We understand that our clients come to us in a time of need. The last thing you want is a lengthy court battle. While we wish we could give you an exact time frame, the nature of litigation and the United States court system make that impossible. The length of a case can vary widely based on many factors. Below are just a few.
Were you involved in a minor car accident with minimal injuries or a catastrophic event resulting in death? Perhaps you were injured by a dangerous pharmaceutical drug or device. It is important for us to thoroughly investigate your claim before filing suit. Once the case is filed, the court will estimate how long the parties will need to properly evaluate and develop their cases. Complex cases that involve significant discovery can also lead to alterations in deadlines and extension of the trial date. We want to achieve a successful result for you in the shortest time possible and will do everything in our power to meet both of those goals.
Is the defendant willing to accept responsibility or are they unwilling to cooperate? A reasonable opponent can help quicken resolution and reduce costs for all parties involved. When parties are able to work together rather than appearing before the judge to argue every minor detail of the case, a swift resolution is possible. We encounter difficult defendants on a daily basis and are equipped to minimize delays caused by defendants.

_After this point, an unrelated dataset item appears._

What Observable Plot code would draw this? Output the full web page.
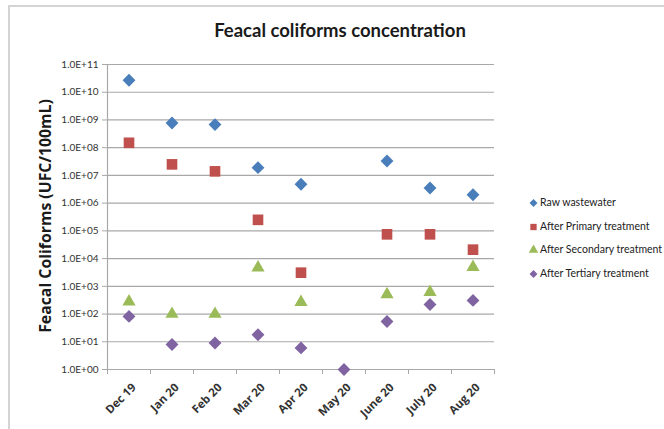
<!DOCTYPE html>
<html>
<head>
<meta charset="utf-8">
<script src="https://cdn.jsdelivr.net/npm/d3@7"></script>
<script src="https://cdn.jsdelivr.net/npm/@observablehq/plot@0.6"></script>
<style>
  html, body { margin: 0; padding: 0; background: #fff; }
  #wrap { position: relative; width: 664px; height: 429px; overflow: hidden; font-family: Lato, "Liberation Sans", sans-serif; }
  #frame { position: absolute; left: 8px; top: 5px; width: 700px; height: 500px; border-top: 2px solid #d4d4d4; border-left: 2px solid #d4d4d4; }
  #chart { position: absolute; left: 0; top: 0; }
  #title { position: absolute; left: 0; width: 680px; top: 19px; text-align: center; font-weight: bold; font-size: 18.5px; color: #1a1a1a; }
  #ylabel { position: absolute; left: 45px; top: 216px; transform: translate(-50%, -50%) rotate(-90deg); white-space: nowrap; font-family: "Open Sans", sans-serif; font-weight: bold; font-size: 15.8px; color: #1a1a1a; }
  #legend { position: absolute; left: 529px; top: 196px; font-size: 10.5px; color: #222; }
  #legend .row { height: 23.7px; display: flex; align-items: flex-start; }
  #legend svg { margin-right: 2px; margin-top: 2px; }
</style>
</head>
<body>
<div id="wrap">
  <div id="frame"></div>
  <div id="chart"></div>
  <div id="title">Feacal coliforms concentration</div>
  <div id="ylabel">Feacal Coliforms (UFC/100mL)</div>
  <div id="legend"></div>
</div>
<script>
const categories = ["Dec 19", "Jan 20", "Feb 20", "Mar 20", "Apr 20", "May 20", "June 20", "July 20", "Aug 20"];
const rawWastewater = [2.7e10, 7.8e8, 6.8e8, 1.9e7, 4.8e6, null, 3.3e7, 3.5e6, 2.0e6];
const afterPrimary = [1.5e8, 2.5e7, 1.4e7, 2.5e5, 3.1e3, null, 7.5e4, 7.5e4, 2.1e4];
const afterSecondary = [280, 100, 100, 4.7e3, 270, null, 510, 620, 4.9e3];
const afterTertiary = [82, 8, 9, 18, 6, 1, 54, 220, 310];
const yTicks = [1, 1e1, 1e2, 1e3, 1e4, 1e5, 1e6, 1e7, 1e8, 1e9, 1e10, 1e11];

const seriesDefs = [
  {name: "Raw wastewater", values: rawWastewater, color: "#4a7ebb", symbol: "diamond2", r: 5.8},
  {name: "After Primary treatment", values: afterPrimary, color: "#c0504d", symbol: "square", r: 6.0},
  {name: "After Secondary treatment", values: afterSecondary, color: "#9bbb59", symbol: "triangle", r: 4.9},
  {name: "After Tertiary treatment", values: afterTertiary, color: "#8064a2", symbol: "diamond2", r: 5.8}
];

const centers = categories.map((c, i) => i + 0.5);
const edges = d3.range(categories.length + 1);

const marks = [
  Plot.ruleY(yTicks, {stroke: "#a8a8a8", strokeWidth: 1.2}),
  Plot.ruleX([0], {stroke: "#a8a8a8", strokeWidth: 1.2}),
  Plot.axisY(yTicks, {
    tickSize: 5, stroke: "#a8a8a8", tickPadding: 4,
    tickFormat: d => "1.0E+" + String(Math.round(Math.log10(d))).padStart(2, "0"),
    fontSize: 10, fill: "#333", label: null
  }),
  Plot.axisX(edges, {tickSize: 5, stroke: "#a8a8a8", tickFormat: () => "", label: null}),
  Plot.axisX(centers, {
    tickSize: 0, tickRotate: -45, tickPadding: 9, dx: 5, dy: 7,
    tickFormat: d => categories[Math.round(d - 0.5)],
    fontSize: 11.5, fontWeight: "bold", fontFamily: "'Open Sans', sans-serif", fill: "#333", label: null
  })
];

for (const s of seriesDefs) {
  const data = s.values.map((v, i) => ({x: i + 0.5, y: v})).filter(d => d.y != null);
  marks.push(Plot.dot(data, {x: "x", y: "y", symbol: () => s.symbol, fill: s.color, stroke: "none", r: s.r}));
}

const chart = Plot.plot({
  width: 664,
  height: 429,
  marginLeft: 107,
  marginRight: 170,
  marginTop: 64,
  marginBottom: 60,
  style: {fontFamily: "Lato, 'Liberation Sans', sans-serif", background: "transparent", overflow: "visible"},
  x: {type: "linear", domain: [0, categories.length], axis: null},
  y: {type: "log", domain: [1, 1e11], axis: null},
  symbol: {type: "identity"},
  marks
});
document.getElementById("chart").appendChild(chart);

const legend = document.getElementById("legend");
for (const s of seriesDefs) {
  const row = document.createElement("div");
  row.className = "row";
  const sym = d3.create("svg").attr("width", 9).attr("height", 10);
  const typ = {diamond2: d3.symbolDiamond2, square: d3.symbolSquare, triangle: d3.symbolTriangle}[s.symbol];
  sym.append("path").attr("transform", "translate(4.5,5)").attr("d", d3.symbol(typ, 40)()).attr("fill", s.color);
  row.appendChild(sym.node());
  const t = document.createElement("span");
  t.textContent = s.name;
  row.appendChild(t);
  legend.appendChild(row);
}
</script>
</body>
</html>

Jurisdiction refers to which court has the ability to handle a case. The United States court system has a complex structure that allows the federal courts to hear certain cases and state, county and municipal courts to hear others. Factors to decide jurisdiction include the type of case and the amount in controversy.
The federal court system reports that it takes 8.5 months, on average, to dispose of a case. If a federal case is appealed after trial court disposition, the Fifth Circuit reports an average of 9 months to rule on an appeal.
The Texas state court system reports that 22% of civil cases take 6 to 12 months to resolve, 14% take 12 to 18 months to resolve, and 23% take over 18 months to reach final resolution. A judicious and efficient attorney can take a case to trial in under 18 months. With some luck, some cases will make it to trial in far less time. Our firm has taken a complex business litigation lawsuit to trial in a rural Texas county in under 8 months.[i]
Venue is the county where a lawsuit is filed. Some rural parts of Texas have judges that rotate between multiple counties. They may hold court in a particular county one day per month. Other counties have many judges. For instance, the 394th District Court covers Hudspeth, Culberson, Jeff Davis, Presidio, and Brewster Counties in West Texas; meanwhile, Harris County alone has 59 state district courts. While we do not have complete control over which county or federal district court has proper jurisdiction, picking the venue option that provides you with the best opportunity to go to trial quickly is usually advantageous to the plaintiff.